/elite/

I've never really written erotic literature before, so any constructive criticism is welcomed.

This is the first (short) chapter of my story:

The FA's PA.
"A charismatic businessman with a dark secret, hires an attractive new PA. He always gets what he wants, and he wants her fat."

https://www.deviantart.com/feedmor/art/The-FA-s-PA-Chapter-1-905978727

I'm planning for it to be a bit of a slow burn, and will aim to do a chapter a week.
Really good stuff, reads smoothly and you build a lot of anticipation in a short time. I love "classic" WGfic when it's done right, and this has a lot of typical tropes (starts with woman at the mirror, job interview) but that doesn't bother me because you pull it off. Can't wait to see the rest.

My only issue — and this is not at all a deal-killer — is maybe lay off the modifiers a bit (adjectives/adverbs).
>>3647
Thanks you for your response, glad you enjoyed it. I'll try and tone down the modifiers a bit in the next chapter. Was there a particular part(s) where it stood out as a problem?
>>3646 (OP)
Not bad! I'd agree with the other anon that it's a little straightforward. Starting off in front of the mirror is one thing, but we all know where the story is going, and I'd always advise getting to the goods sooner rather than later.
If you want to go over the interview, perhaps a flashback? She could already be working for him, dealing with his strange requests - and bemoaning the pounds she's already put on. She's wearing the suit she wore to the interview, and it makes her think back to some of the odd things that occurred. Perhaps some things are starting to come together in her mind, sparking a little more intrigue for the reader...
Slow burn weight gain is fine, but it has to do something with the extra time. Setting stuff up for later only works if the reader doesn't lose interest now trudging through setup.
That said, your writing flows well, with some good description, and keeps on moving at a good pace. I'll definitely read chapter two when it comes out.
>>3654
Thanks for the feedback. I definitely like the idea of putting Bella in the same interview outfit after gaining some weight.

I understand the slow pacing may put off some readers, but it's something I quite like in erotic literature, and that I don't think there is a great deal of. I'll definitely try and strike a balance so it doesn't come across as boring or long-winded though.
>>3651
Again, I wouldn't have said anything except you asked lol. It's really well-written o/a, the modifiers not totally egregious. It's mainly that you can trust your reader a bit more and let their imaginations do more of the work.
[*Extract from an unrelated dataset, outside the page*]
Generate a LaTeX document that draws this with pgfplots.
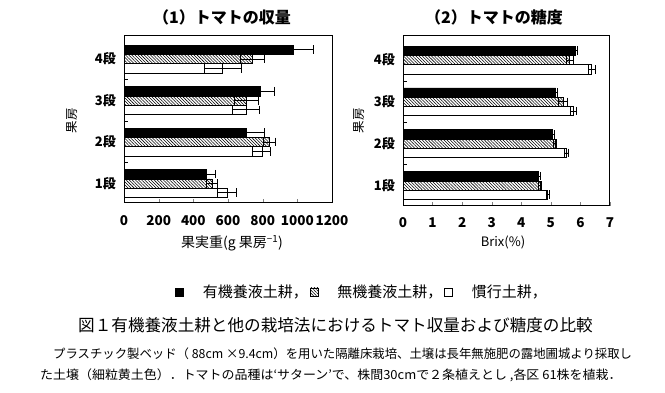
\documentclass[border=0pt]{standalone}
\usepackage{fontspec}
\setmainfont{Noto Sans CJK JP}
\usepackage{pgfplots}
\pgfplotsset{compat=1.18}
\usetikzlibrary{patterns.meta}
\pgfplotsset{
  mybars/.style={
    scale only axis,
    xbar,
    bar width=9.3pt,
    axis line style={line width=1pt},
    tick align=inside,
    xtick pos=lower,
    ytick pos=left,
    major tick length=3.5pt,
    minor tick length=4pt,
    ytick={1,2,3,4},
    yticklabels={1段,2段,3段,4段},
    minor ytick={1.5,2.5,3.5},
    major y tick style={draw=none},
    minor y tick style={line width=0.6pt, draw=black},
    /pgf/number format/assume math mode=true,
    /pgf/number format/set thousands separator={},
    xticklabel style={font=\bfseries\fontsize{13.5}{13.5}\selectfont, anchor=center, yshift=-18pt},
    yticklabel style={font=\bfseries\fontsize{13}{13}\selectfont, anchor=east, inner sep=0pt, xshift=-8pt},
    error bars/x dir=both,
    error bars/x explicit,
    error bars/error mark=|,
    error bars/error bar style={black, line width=0.8pt},
    error bars/error mark options={black, mark size=4.3pt, line width=0.8pt},
  },
  blk/.style={fill=black, draw=black, line width=0.6pt, bar shift=9.3pt},
  hat/.style={draw=black, line width=0.6pt, pattern={Lines[angle=-45,distance=2.2pt,line width=0.55pt]}, bar shift=0pt},
  wht/.style={fill=white, draw=black, line width=0.6pt, bar shift=-9.3pt},
}
\begin{document}
\begin{tikzpicture}
\path[use as bounding box] (0pt,0pt) rectangle (665pt,393pt);
% ---------- (1) yield ----------
\begin{axis}[mybars,
  at={(124pt,190pt)}, anchor=south west,
  width=208pt, height=167pt,
  xmin=0, xmax=1200, ymin=0.53, ymax=4.555,
  xtick={0,200,400,600,800,1000,1200},
  legend columns=3,
  legend style={draw=none, fill=none, inner sep=0pt, at={(175pt-124pt,101pt-190pt)}, anchor=west,
    font=\fontsize{15}{15}\selectfont,
    /tikz/every even column/.append style={column sep=0pt},
    /tikz/every odd column/.append style={column sep=13pt}},
  legend image code/.code={\draw[#1, line width=0.6pt] (0pt,-4pt) rectangle (8pt,4pt);},
]
\addplot[blk] table[x=v, y=g, x error=e] {
g v e
1 473 52
2 708 100
3 789 77
4 974 120
};
\addplot[hat] table[x=v, y=g, x error=e] {
g v e
1 509 31
2 837 35
3 707 69
4 739 69
};
\addplot[wht] table[x=v, y=g, x error=e] {
g v e
1 594 56
2 795 52
3 704 78
4 569 108
};
\legend{\hspace{4pt}有機養液土耕，,\hspace{4pt}無機養液土耕，,\hspace{4pt}慣行土耕，}
\end{axis}
% ---------- (2) Brix ----------
\begin{axis}[mybars,
  at={(403pt,187pt)}, anchor=south west,
  width=207pt, height=170pt,
  xmin=0, xmax=7, ymin=0.51, ymax=4.574,
  xtick={0,1,2,3,4,5,6,7},
  xticklabel style={yshift=1pt},
]
\addplot[blk] table[x=v, y=g, x error=e] {
g v e
1 4.59 0.05
2 5.06 0.07
3 5.16 0.06
4 5.83 0.07
};
\addplot[hat] table[x=v, y=g, x error=e] {
g v e
1 4.64 0.05
2 5.15 0.05
3 5.41 0.15
4 5.64 0.11
};
\addplot[wht] table[x=v, y=g, x error=e] {
g v e
1 4.89 0.05
2 5.53 0.08
3 5.75 0.10
4 6.38 0.11
};
\end{axis}
% ---------- titles and labels ----------
\node[font=\bfseries\fontsize{16}{16}\selectfont] at (222pt,376pt) {（1）トマトの収量};
\node[font=\bfseries\fontsize{16}{16}\selectfont] at (494pt,376pt) {（2）トマトの糖度};
\node[rotate=90, font=\fontsize{12.5}{12.5}\selectfont] at (72pt,272pt) {果房};
\node[rotate=90, font=\fontsize{12.5}{12.5}\selectfont] at (359pt,272pt) {果房};
\node[font=\fontsize{14}{14}\selectfont] at (232pt,150pt) {果実重(g 果房\textsuperscript{−1})};
\node[font=\fontsize{13}{13}\selectfont] at (503pt,151pt) {Brix(\%)};
% ---------- caption ----------
\node[anchor=west, inner sep=0pt, font=\fontsize{16.6}{16.6}\selectfont] at (78pt,68pt) {図１有機養液土耕と他の栽培法におけるトマト収量および糖度の比較};
\node[anchor=west, inner sep=0pt, font=\fontsize{12.5}{12.5}\selectfont] at (53pt,39pt) {\scalebox{0.99}[1]{プラスチック製ベッド（ 88cm ×9.4cm）を用いた隔離床栽培、土壌は長年無施肥の露地圃城より採取し}};
\node[anchor=west, inner sep=0pt, font=\fontsize{12.5}{12.5}\selectfont] at (40pt,18pt) {\scalebox{1.037}[1]{た土壌（細粒黄土色）．トマトの品種は‘サターン’で、株間30cmで２条植えとし ,各区 61株を植栽．}};
\end{tikzpicture}
\end{document}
>...another futile tug at her skirt...

The action itself can transmit what's happening rather than saying it. It could just be a "tug at her skirt" and we'll figure out that she's uncomfortable in it because it's too tight. Not that it's "wrong," but that extra word in there slows the flow.

>“Come in!” an authoritative voice replied.

If someone yells Come in! the authority is implied.

>...a large black desk in the centre...

I get you have a black desk in your mind, but do we need to know it's black? A large desk implies an important (or self-important) person, so that's... important. Mahogany or leather-topped, they spent some money on it. Black... who cares?

This seems nitpicky and in isolation all these are fine. But when it's cumulative it slows the reader down and actually makes them think too much, rather than just watching whatever movie they make up in their heads.

If you have the characters, settings, and actions well-defined in your head you actually have to describe very little. The authority with which you write will communicate amazingly well. Whether you're a fan or not, Hemmingway often provided the most bare-bones sketches of scenes and action and yet the reader sees it vividly.

For me the big exception is your physical descriptions, which 1) are very important in WG/fatfic and 2) are well-done and don't feel cluttered for some reason.

Don't let me get in your head though. I'd write how you feel and then just edit the unneeded modifiers out in 2nd draft. If you care to.
>>3656
I really do appreciate you taking the time to give me feedback, it's helpful. I'm quite inexperienced with writing literature, beyond some D&D campaigns. I'll definitely think on what you said.
>>3657
Glad I can help. I honestly wouldn't know you're a novice at this.